As pessoas que ouviam Jesus ficaram de boca aberta. Percebiam que ele tinha razão. Mas não podiam aceitar tal argumento. Ele corroia a lógica da meritocracia, ou seja, de que cada um deve ser recompensado pela capacidade e contribuição individual. Essa não é a economia de Jesus. A economia de Jesus é a da graça, ou seja, de que tudo provém de Deus e deve ser repartido entre todos conforme a sua necessidade. E quem necessita mais, deve estar em primeiro lugar nas preocupações de todos. E Jesus vai ainda mais longe ao afirmar que os últimos devem ser os primeiros e os primeiros, ficar por último.

Como aplicar esse princípio cristão numa sociedade complexa como a nossa? Mais simples do que se imagina! Já tem nome e experiências consolidadas. É a Renda Básica de Cidadania. Cada pessoa, independente da condição social, recebe os recursos necessários para suprir suas necessidades fundamentais e assim poder contribuir com toda a liberdade para com a sociedade. Muitos não acreditam nesta proposta. Não é de estranhar. Afinal, como o profeta diz, os pensamentos de Deus estão muito longe dos pensamentos humanos e os pensamentos dos homens, muitas vezes, longe dos pensamentos de Deus. Tão longe quanto a distância entre o céu e a terra!

Mas, para quem acredita na graça de Deus, não custa sonhar. Sonhar como Jesus sonhou: com uma sociedade em que cada um contribuía com as suas possibilidades e receba, de graça, conforme suas necessidades. Essa é a economia da graça, a economia de Deus.

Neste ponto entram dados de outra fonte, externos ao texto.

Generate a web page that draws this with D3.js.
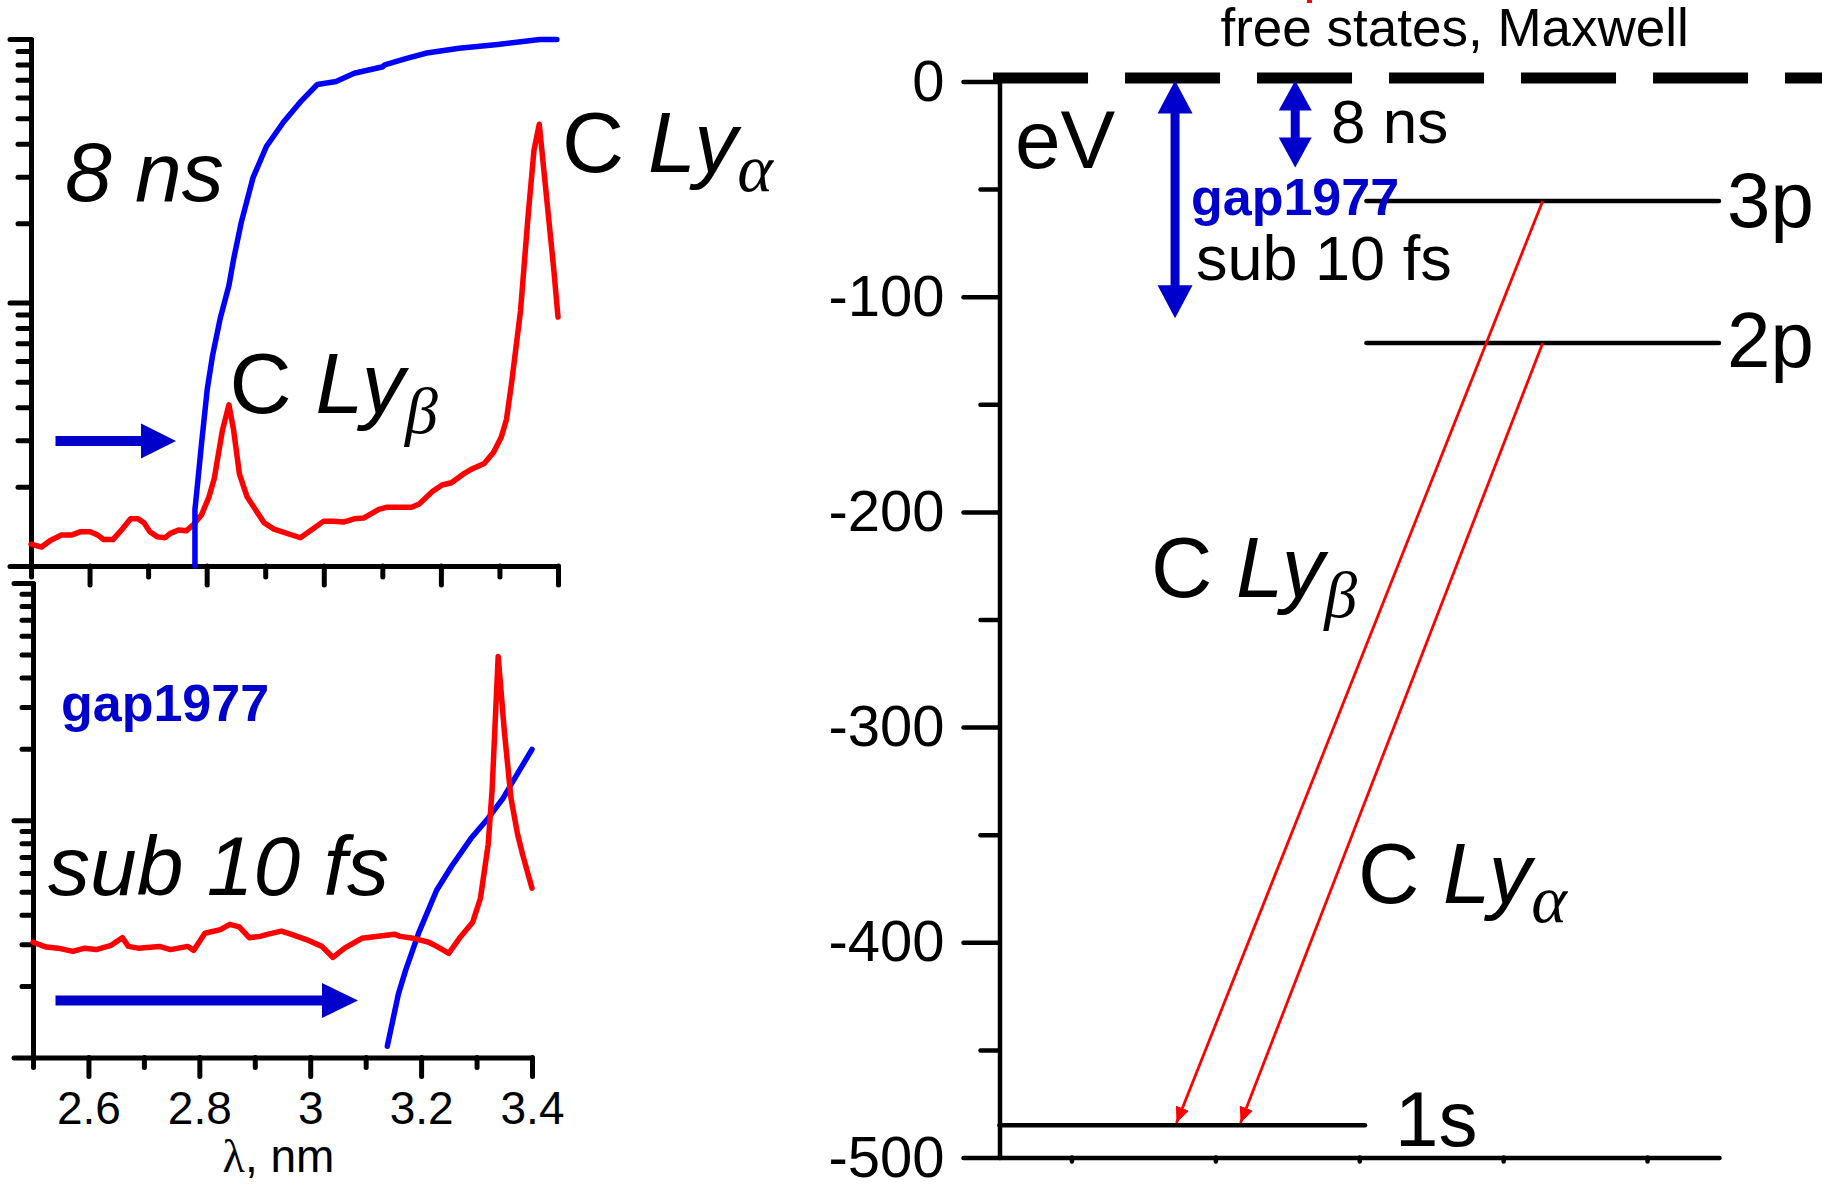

Assista o vídeo e inscreva-se em nosso canal no YouTube:

 

O atalho dá trabalho

Quem de nós já não fez a experiência de, num dia em que tem pressa para chegar a um lugar, ao invés de tomar o caminho costumeiro, tentar um atalho para chegar mais rapidamente ao destino? E, quem também não fez a experiência de, ao tomar o atalho, ter que andar o dobro e gastar muito mais tempo do que se tivesse tido paciência para seguir na rota que, mesmo sendo longa, leva com certeza ao destino? É! A sabedoria popular tem razão: o atalho dá trabalho!

Mas, convenhamos: o atalho é uma tentação. E não só nas ruas e estradas. Em muitas situações da vida. Quem já não sonhou em ganhar na loteria? Ou encontrar um pote de ouro enterrado no pátio? Ou receber uma herança de um tio-avô do qual nunca tinha ouvido falar? Ou resolver a miséria do país com um plano econômico mirabolante?

Para muitos, as mazelas sociais e a disputa política só serão resolvidas por uma ditadura. O caminho da democracia é lento, exige empenho, dedicação, resiliência, informação. O atalho da ditadura é tentador. Parece resolver a curto prazo. Mas suas consequências, como todos sabemos, são duradouras e difíceis de superar.

No que se refere à religião, o atalho também é uma tentação.  Percorrer o caminho que leva a Deus é exigente. Configurar a vida pessoal, familiar, comunitária e social segundo o amor daquele que nos amou, exige abandonar o ódio, o rancor, a vingança, o egoísmo e voltar suas preocupações para a dor de quem caminha ao nosso lado. É difícil. É demorado. É suado.

E aí os atalhos aparecem tentadores. São muitos. Alguns antigos, outros renovados. No passado, tivemos o atalho das indulgências. Bastava pagar um tanto e o céu estava garantido. Mais recente, o atalho das promessas: se este ou aquele santo me der o que eu preciso, em troca, dou tanto ou faço tal coisa. E o atalho de levantar as mãos e aceitar Jesus sem o compromisso de mudar de vida. Mais moderno é o atalho do boleto. Prático, simples, tecnológico: basta imprimir o boleto no site desta ou daquela devoção, pagar no banco, e está tudo resolvido com Deus.

O Papa Francisco nos lembra: a verdadeira santidade nunca busca o atalho. Ela trilha o caminho do cotidiano. É a santidade do pai e da mãe que cria seus filhos em meio às dificuldades, dos homens e mulheres que trabalham a fim de trazer o pão para casa, dos doentes que enfrentam a dor com coragem e serenidade, dos idosos e idosas que, do alto da sabedoria acumulada, continuam a sorrir para a vida que se vai. A santidade, segundo o Papa Francisco, não está apenas sobre os altares. Ela é nossa vizinha. E por isso, talvez, tenhamos tanta dificuldade em enxergá-la.

As soluções estão ao nosso lado, na partilha e na cooperação econômica, no diálogo e na busca conjunta de soluções, na comunidade de fé que nos ajuda a sustentar os momentos difíceis. É preciso voltar a trilhar os caminhos ordinários. Buscar atalhos, só atrapalha, só dá trabalho.